Mozambican writer Mia Couto has been named the 2025 recipient of the PEN/Nabokov Award for Achievement in International Literature, an honor recognizing a living author whose body of work represents the highest level of achievement in fiction, nonfiction, poetry, or drama.

Presented by PEN America, the award celebrates writers whose work—either written in or translated into English—is both enduring and transformative, offering a lasting contribution to world literature.

“For decades, the work of Mozambican writer Mia Couto has occupied a singular place in the landscape of both African and world literature,” write the judges, praising his earliest books Voices Made Night, Sleepwalking Land, and A River Called Time as “searing reflections” written in the wake of Mozambique’s civil war. The judges citation continues:

We believe that Couto, who was awarded the 2014 Neustadt International Prize for Literature, deserves even greater recognition on the global stage, and it is our hope that the 2025 PEN/Nabokov Award will help lift his voice across yet more borders. “We are building myths,” Couto has said of his fellow Mozambican writers who have grown with their country. “We are substitutes for the prophets.”

Couto’s more recent works continue to probe existential and political questions with poetic force. His Sands of the Emperor trilogy, which concludes with The Drinker of Horizons, centers on Imani, a vaChopi tribeswoman who proclaims, “I spin a web that joins the different races.” In these words, the judges see a reflection of Couto himself—“an alchemist of languages and worlds.”

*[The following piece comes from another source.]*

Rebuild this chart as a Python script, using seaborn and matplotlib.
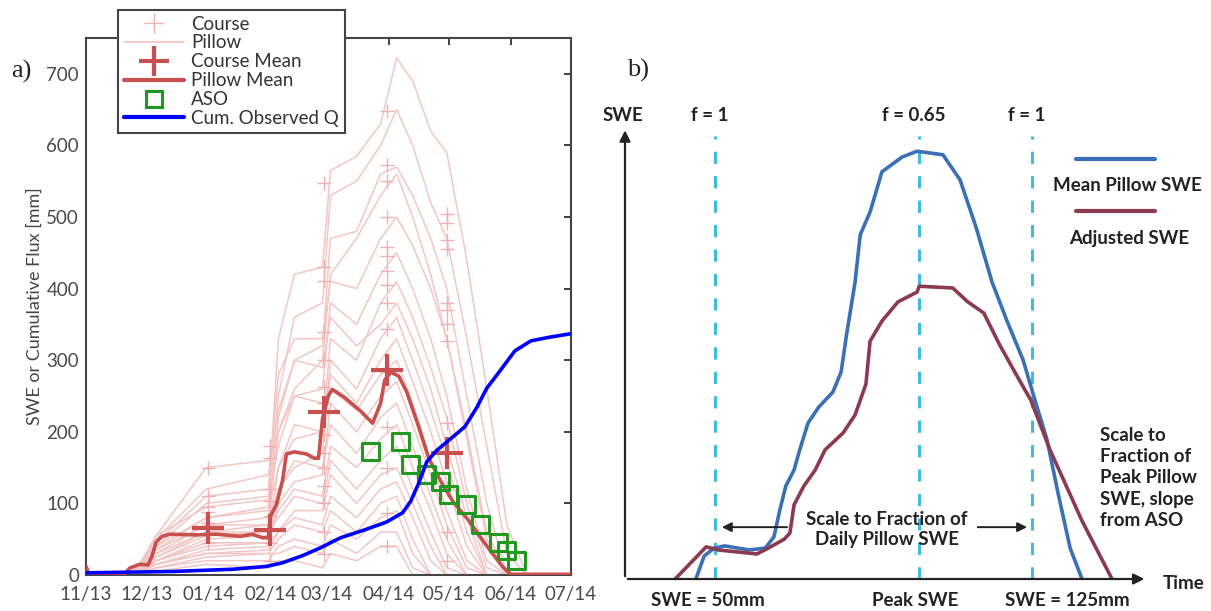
import pandas as pd
import matplotlib.pyplot as plt
import matplotlib.dates as mdates
from matplotlib.lines import Line2D
import seaborn as sns

sns.set_style("white")
plt.rcParams['font.family'] = ['Lato', 'DejaVu Sans']

# ---------- panel a) data (days after 2013-11-01) ----------
start = pd.Timestamp("2013-11-01")

pillow_days = [0, 19, 26, 35, 60, 91, 96, 104, 118, 122, 135, 147, 155, 163, 172, 180, 190, 200, 210, 220, 242]
pillows = [
    [0, 0, 12, 55, 95, 105, 330, 420, 430, 565, 585, 630, 722, 690, 620, 590, 440, 260, 70, 0, 0],
    [0, 0, 8, 40, 80, 95, 250, 360, 380, 530, 550, 600, 650, 600, 520, 470, 330, 180, 30, 0, 0],
    [0, 0, 5, 35, 70, 80, 220, 300, 320, 470, 480, 560, 570, 530, 470, 400, 250, 100, 0, 0, 0],
    [0, 0, 0, 30, 60, 70, 200, 260, 300, 420, 470, 530, 560, 500, 420, 330, 200, 60, 0, 0, 0],
    [0, 0, 10, 45, 110, 120, 280, 330, 330, 410, 400, 470, 500, 460, 400, 330, 190, 50, 0, 0, 0],
    [0, 0, 5, 40, 100, 110, 180, 250, 260, 380, 350, 420, 450, 400, 330, 250, 120, 20, 0, 0, 0],
    [0, 0, 0, 25, 55, 60, 150, 190, 200, 330, 300, 380, 410, 360, 290, 220, 100, 10, 0, 0, 0],
    [0, 0, 10, 50, 120, 140, 230, 300, 290, 360, 320, 350, 380, 330, 260, 180, 80, 0, 0, 0, 0],
    [0, 0, 0, 20, 40, 45, 120, 150, 170, 300, 260, 330, 360, 300, 230, 160, 60, 0, 0, 0, 0],
    [0, 0, 5, 35, 80, 90, 150, 210, 200, 280, 240, 300, 330, 270, 200, 130, 40, 0, 0, 0, 0],
    [0, 0, 10, 55, 150, 160, 200, 250, 240, 260, 230, 280, 300, 240, 160, 90, 20, 0, 0, 0, 0],
    [0, 0, 0, 15, 35, 40, 100, 130, 140, 240, 200, 250, 270, 210, 140, 70, 10, 0, 0, 0, 0],
    [0, 0, 5, 30, 70, 70, 120, 160, 150, 210, 170, 220, 240, 180, 110, 50, 0, 0, 0, 0, 0],
    [0, 0, 0, 20, 50, 55, 90, 120, 110, 180, 150, 190, 210, 150, 90, 30, 0, 0, 0, 0, 0],
    [0, 0, 5, 25, 60, 60, 80, 110, 100, 160, 120, 160, 180, 120, 60, 10, 0, 0, 0, 0, 0],
    [0, 0, 0, 15, 30, 35, 60, 90, 90, 140, 100, 140, 150, 100, 40, 0, 0, 0, 0, 0, 0],
    [0, 0, 5, 20, 45, 45, 60, 80, 70, 110, 80, 120, 130, 80, 20, 0, 0, 0, 0, 0, 0],
    [0, 0, 0, 10, 25, 30, 50, 70, 60, 90, 60, 100, 110, 50, 0, 0, 0, 0, 0, 0, 0],
    [0, 0, 0, 10, 20, 20, 40, 50, 40, 70, 50, 80, 90, 30, 0, 0, 0, 0, 0, 0, 0],
    [0, 0, 5, 15, 30, 30, 30, 40, 30, 50, 30, 60, 60, 10, 0, 0, 0, 0, 0, 0, 0],
    [0, 0, 0, 5, 15, 10, 20, 20, 10, 30, 20, 40, 40, 0, 0, 0, 0, 0, 0, 0, 0],
]

course_jan = [150, 110, 95, 88, 72, 45]
course_feb = [180, 163, 120, 103, 82, 44, 20]
course_mar = [547, 430, 410, 340, 300, 262, 240, 195, 170, 150, 125, 100, 60, 30]
course_apr = [648, 572, 550, 500, 458, 445, 425, 405, 380, 343, 283, 207, 150, 87, 40]
course_may = [504, 492, 468, 455, 380, 370, 350, 327, 212, 120, 60, 20]
course_days = [61, 92, 119, 150, 180]

course_mean = [65, 63, 227, 286, 170]

mean_days = [0, 1.5, 19, 22, 27, 31, 33, 35, 38, 42, 54, 65, 77, 83, 88, 91, 92, 95, 98, 100,
             104, 110, 114, 116, 118, 121, 123, 129, 137, 143, 147, 149, 152, 156, 160, 166,
             171, 177, 183, 191, 197, 202, 208, 212, 242]
mean_swe = [12, 1, 1, 10, 15, 14, 27, 46, 54, 57, 56, 57, 54, 57, 52, 52, 82, 98, 131, 169,
            172, 169, 163, 163, 218, 251, 259, 248, 229, 212, 240, 272, 283, 278, 256, 207,
            163, 131, 103, 76, 52, 33, 11, 1, 1]

q_days = [0, 44, 73, 90, 98, 108, 117, 127, 139, 150, 158, 162, 166, 170, 175, 181, 189,
          195, 200, 206, 214, 222, 231, 242]
q_cum = [3, 5, 8, 12, 17, 27, 38, 52, 63, 74, 87, 103, 128, 158, 174, 188, 207, 234, 261,
         283, 313, 327, 332, 337]

aso_days = [142, 157, 162, 170, 177, 181, 190, 197, 206, 210, 215]
aso_swe = [172, 186, 154, 140, 131, 112, 98, 71, 46, 34, 20]

# ---------- panel b) schematic data (arbitrary units 0-100) ----------
pillow_t = [13.7, 15.3, 17.2, 19.3, 24.0, 27.1, 28.8, 30.0, 31.1, 32.7, 33.8, 35.4, 37.5,
            40.2, 41.8, 42.9, 44.5, 45.5, 47.4, 49.7, 53.6, 56.5, 61.5, 64.8, 67.9, 71.0,
            73.9, 77.0, 79.3, 81.6, 83.8, 86.1, 88.4]
pillow_swe = [0, 5.1, 6.9, 7.4, 6.5, 6.9, 9.4, 15.7, 20.8, 24.4, 28.9, 34.9, 38.5, 41.8,
              46.3, 55.0, 66.4, 77.0, 82.1, 91.1, 94.4, 95.7, 94.9, 89.3, 78.7, 66.4, 57.7,
              49.0, 40.0, 31.3, 19.0, 6.9, 0]
adj_t = [9.7, 15.7, 18.0, 25.5, 27.7, 30.8, 31.9, 32.7, 34.6, 36.8, 38.7, 42.2, 44.5, 46.6,
         47.4, 49.7, 52.8, 56.5, 56.9, 63.4, 66.3, 69.4, 72.5, 75.4, 78.5, 82.2, 88.4, 94.2]
adj_swe = [0, 7.2, 6.5, 5.6, 6.9, 8.9, 10.3, 16.6, 20.8, 24.4, 28.9, 32.7, 36.7, 43.6, 53.2,
           57.7, 62.0, 64.2, 65.5, 65.1, 62.0, 59.5, 52.3, 46.3, 40.0, 28.9, 13.0, 0]
f_lines = [17.4, 56.9, 78.7]
f_labels = ["f = 1", "f = 0.65", "f = 1"]
bottom_labels = ["SWE = 50mm", "Peak SWE", "SWE = 125mm"]
bottom_pos = [16.1, 56.1, 85.5]

pink = "#f3c6c6"
red = "#c8504e"
green = "#1f991f"

fig = plt.figure(figsize=(12.11, 6.11), dpi=100)

# ================= panel a =================
ax = fig.add_axes([86 / 1211, 36 / 611, 485 / 1211, 537 / 611])


def to_date(days):
    return start + pd.to_timedelta(days, unit="D")


for p in pillows:
    sns.lineplot(x=to_date(pillow_days), y=p, color=pink, lw=1.1, ax=ax,
                 estimator=None, sort=False, legend=False)

cx, cy = [], []
for d, vals in zip(course_days, [course_jan, course_feb, course_mar, course_apr, course_may]):
    cx += [d] * len(vals)
    cy += vals
sns.scatterplot(x=to_date(cx), y=cy, marker="+", s=100, color="#eeb0b0", linewidth=1,
                ax=ax, legend=False, zorder=3)

sns.lineplot(x=to_date(mean_days), y=mean_swe, color=red, lw=2.6, ax=ax,
             estimator=None, sort=False, legend=False, zorder=4)
sns.scatterplot(x=to_date(course_days), y=course_mean, marker="+", s=520, color=red,
                linewidth=3, ax=ax, legend=False, zorder=5)
sns.scatterplot(x=to_date(aso_days), y=aso_swe, marker="s", s=150, facecolors="none",
                edgecolor=green, linewidth=2.2, ax=ax, legend=False, zorder=5)
sns.lineplot(x=to_date(q_days), y=q_cum, color="#0000ff", lw=2.6, ax=ax,
             estimator=None, sort=False, legend=False, zorder=6)

ax.set_xlim(start, pd.Timestamp("2014-07-01"))
ax.set_ylim(0, 750)
ax.set_yticks(range(0, 800, 100))
ax.xaxis.set_major_locator(mdates.MonthLocator())
ax.xaxis.set_major_formatter(mdates.DateFormatter("%m/%y"))
ax.tick_params(direction="in", top=True, right=True, length=5, width=1.3,
               color="#333333", labelcolor="#4a4a4a", labelsize=13.5)
ax.tick_params(axis="x", pad=8)
ax.tick_params(axis="y", pad=5)
for s in ax.spines.values():
    s.set_color("#444444")
    s.set_linewidth(1.5)
ax.set_xlabel("")
ax.set_ylabel("SWE or Cumulative Flux [mm]", fontsize=13, color="#444444")
ax.yaxis.set_label_coords(-0.09, 0.5)

handles = [
    Line2D([], [], color="#eeb0b0", marker="+", ls="none", ms=14, mew=1),
    Line2D([], [], color=pink, lw=1.3),
    Line2D([], [], color=red, marker="+", ls="none", ms=22, mew=3),
    Line2D([], [], color=red, lw=3),
    Line2D([], [], color=green, marker="s", mfc="none", ls="none", ms=12, mew=2.2),
    Line2D([], [], color="#0000ff", lw=3),
]
labels = ["Course", "Pillow", "Course Mean", "Pillow Mean", "ASO", "Cum. Observed Q"]
leg = ax.legend(handles, labels, loc="upper left", bbox_to_anchor=(118 / 1211, 1 - 10 / 611),
                bbox_transform=fig.transFigure, borderaxespad=0, fontsize=13.5,
                labelspacing=0.1, handlelength=3.2, handletextpad=0.4, borderpad=0.3,
                fancybox=False, edgecolor="#444444", framealpha=1)
leg.get_frame().set_linewidth(1.5)
for t in leg.get_texts():
    t.set_color("#333333")

fig.text(21 / 1211, 1 - 71 / 611, "a)", fontsize=19, family="Liberation Serif",
         ha="center", va="center", color="#222222")

# ================= panel b =================
ax2 = fig.add_axes([625 / 1211, 32 / 611, 517 / 1211, 447 / 611])
ax2.set_xlim(0, 100)
ax2.set_ylim(0, 100)
ax2.axis("off")

for x in f_lines:
    ax2.axvline(x, ymin=0, ymax=0.99, color="#3cbde0", lw=2.2, ls=(0, (4, 4)), zorder=1)

sns.lineplot(x=pillow_t, y=pillow_swe, color="#3b6fb6", lw=2.6, ax=ax2,
             estimator=None, sort=False, legend=False, zorder=3)
sns.lineplot(x=adj_t, y=adj_swe, color="#8c3a4f", lw=2.6, ax=ax2,
             estimator=None, sort=False, legend=False, zorder=3)

arrow = dict(arrowstyle="-|>", color="#222222", lw=1.6, mutation_scale=16)
ax2.annotate("", xy=(101, 0), xytext=(0, 0), arrowprops=arrow, annotation_clip=False)
ax2.annotate("", xy=(0, 101), xytext=(0, 0), arrowprops=arrow, annotation_clip=False)

tk = dict(fontsize=13.5, fontweight="bold", color="#222222", ha="center", va="center",
          clip_on=False)
ax2.text(-0.4, 103.8, "SWE", **tk)
for x, lab in zip(f_lines, f_labels):
    ax2.text(x - 1, 103.8, lab, **tk)
for x, lab in zip(bottom_pos, bottom_labels):
    ax2.text(x, -4.7, lab, **tk)
ax2.text(108, -0.9, "Time", **tk)

# legend of panel b: sample line above its label
ax2.add_line(Line2D([87.2, 102.5], [94.0, 94.0], color="#3b6fb6", lw=3, clip_on=False))
ax2.add_line(Line2D([87.2, 102.5], [82.3, 82.3], color="#8c3a4f", lw=3, clip_on=False))
ax2.text(97.1, 88.1, "Mean Pillow SWE", **tk)
ax2.text(97.5, 76.1, "Adjusted SWE", **tk)

ax2.text(50.7, 11.1, "Scale to Fraction of\nDaily Pillow SWE", linespacing=1.25, **tk)
small_arrow = dict(arrowstyle="-|>", color="#222222", lw=1.4, mutation_scale=14)
ax2.annotate("", xy=(18.2, 11.6), xytext=(31.9, 11.6), arrowprops=small_arrow)
ax2.annotate("", xy=(78.3, 11.6), xytext=(67.7, 11.6), arrowprops=small_arrow)

ax2.text(91.9, 22.6, "Scale to\nFraction of\nPeak Pillow\nSWE, slope\nfrom ASO",
         fontsize=13.5, fontweight="bold", color="#222222", ha="left", va="center",
         linespacing=1.3, clip_on=False)

fig.text(638 / 1211, 1 - 70 / 611, "b)", fontsize=19, family="Liberation Serif",
         ha="center", va="center", color="#222222")

fig.savefig("out.png", dpi=100)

Couto exemplified the spirit of the award in his acceptance speech which emphasized the role and power of writers in the face of repression:

I’m here because I’m part of a common struggle, the struggle to ensure that writers should be free and without fear to do their work. This battle is happening all the time everywhere. Nations are not big or small. America doesn’t need to become a great nation. America has always been a great nation, and it has been a great nation because artists were fighting against what could have made Americans small. They fought against the genocide of native people against slavery, against racism, and against use of violence inside and outside America. The voice of these artists has been an inspiration throughout the world, including my own country, Mozambique.

We offer a huge congratulations to Mia Couto for this well-deserved honor!